** START OF Data **

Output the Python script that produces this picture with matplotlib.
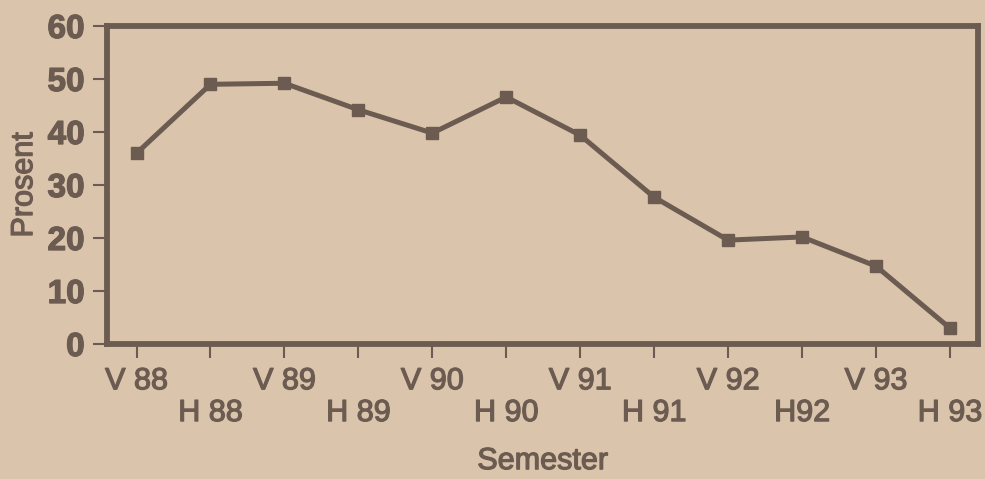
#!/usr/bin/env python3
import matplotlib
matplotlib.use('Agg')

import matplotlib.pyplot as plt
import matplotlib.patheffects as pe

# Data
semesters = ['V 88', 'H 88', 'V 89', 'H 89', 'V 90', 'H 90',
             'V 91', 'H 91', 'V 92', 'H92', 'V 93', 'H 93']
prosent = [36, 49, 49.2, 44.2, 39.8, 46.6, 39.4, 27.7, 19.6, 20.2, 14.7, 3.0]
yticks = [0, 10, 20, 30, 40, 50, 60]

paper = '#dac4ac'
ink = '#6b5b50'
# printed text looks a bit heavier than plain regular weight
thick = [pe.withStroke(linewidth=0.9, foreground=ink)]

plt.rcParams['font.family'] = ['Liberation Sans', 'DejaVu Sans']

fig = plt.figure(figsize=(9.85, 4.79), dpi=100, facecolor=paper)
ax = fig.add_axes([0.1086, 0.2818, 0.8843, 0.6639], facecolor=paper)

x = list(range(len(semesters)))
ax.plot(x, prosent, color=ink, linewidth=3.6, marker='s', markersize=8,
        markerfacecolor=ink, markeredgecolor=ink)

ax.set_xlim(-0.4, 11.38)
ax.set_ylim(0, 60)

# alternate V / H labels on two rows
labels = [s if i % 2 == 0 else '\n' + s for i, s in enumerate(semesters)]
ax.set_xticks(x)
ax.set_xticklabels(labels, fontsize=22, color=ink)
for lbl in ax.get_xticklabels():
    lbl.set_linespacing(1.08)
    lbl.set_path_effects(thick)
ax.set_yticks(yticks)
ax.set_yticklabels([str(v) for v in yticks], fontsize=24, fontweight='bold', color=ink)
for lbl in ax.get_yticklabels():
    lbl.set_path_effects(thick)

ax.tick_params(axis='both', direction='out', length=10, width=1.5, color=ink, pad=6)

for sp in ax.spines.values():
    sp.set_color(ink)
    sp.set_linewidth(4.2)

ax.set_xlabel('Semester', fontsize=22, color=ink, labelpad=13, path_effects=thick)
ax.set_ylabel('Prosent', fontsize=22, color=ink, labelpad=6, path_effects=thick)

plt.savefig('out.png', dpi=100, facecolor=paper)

** END OF Data **

Repeat the material exactly as it reads, without any of its pictures.

*Task solution:*
Output the Python script that produces this picture with matplotlib.
#!/usr/bin/env python3
import matplotlib
matplotlib.use('Agg')

import matplotlib.pyplot as plt
import matplotlib.patheffects as pe

# Data
semesters = ['V 88', 'H 88', 'V 89', 'H 89', 'V 90', 'H 90',
             'V 91', 'H 91', 'V 92', 'H92', 'V 93', 'H 93']
prosent = [36, 49, 49.2, 44.2, 39.8, 46.6, 39.4, 27.7, 19.6, 20.2, 14.7, 3.0]
yticks = [0, 10, 20, 30, 40, 50, 60]

paper = '#dac4ac'
ink = '#6b5b50'
# printed text looks a bit heavier than plain regular weight
thick = [pe.withStroke(linewidth=0.9, foreground=ink)]

plt.rcParams['font.family'] = ['Liberation Sans', 'DejaVu Sans']

fig = plt.figure(figsize=(9.85, 4.79), dpi=100, facecolor=paper)
ax = fig.add_axes([0.1086, 0.2818, 0.8843, 0.6639], facecolor=paper)

x = list(range(len(semesters)))
ax.plot(x, prosent, color=ink, linewidth=3.6, marker='s', markersize=8,
        markerfacecolor=ink, markeredgecolor=ink)

ax.set_xlim(-0.4, 11.38)
ax.set_ylim(0, 60)

# alternate V / H labels on two rows
labels = [s if i % 2 == 0 else '\n' + s for i, s in enumerate(semesters)]
ax.set_xticks(x)
ax.set_xticklabels(labels, fontsize=22, color=ink)
for lbl in ax.get_xticklabels():
    lbl.set_linespacing(1.08)
    lbl.set_path_effects(thick)
ax.set_yticks(yticks)
ax.set_yticklabels([str(v) for v in yticks], fontsize=24, fontweight='bold', color=ink)
for lbl in ax.get_yticklabels():
    lbl.set_path_effects(thick)

ax.tick_params(axis='both', direction='out', length=10, width=1.5, color=ink, pad=6)

for sp in ax.spines.values():
    sp.set_color(ink)
    sp.set_linewidth(4.2)

ax.set_xlabel('Semester', fontsize=22, color=ink, labelpad=13, path_effects=thick)
ax.set_ylabel('Prosent', fontsize=22, color=ink, labelpad=6, path_effects=thick)

plt.savefig('out.png', dpi=100, facecolor=paper)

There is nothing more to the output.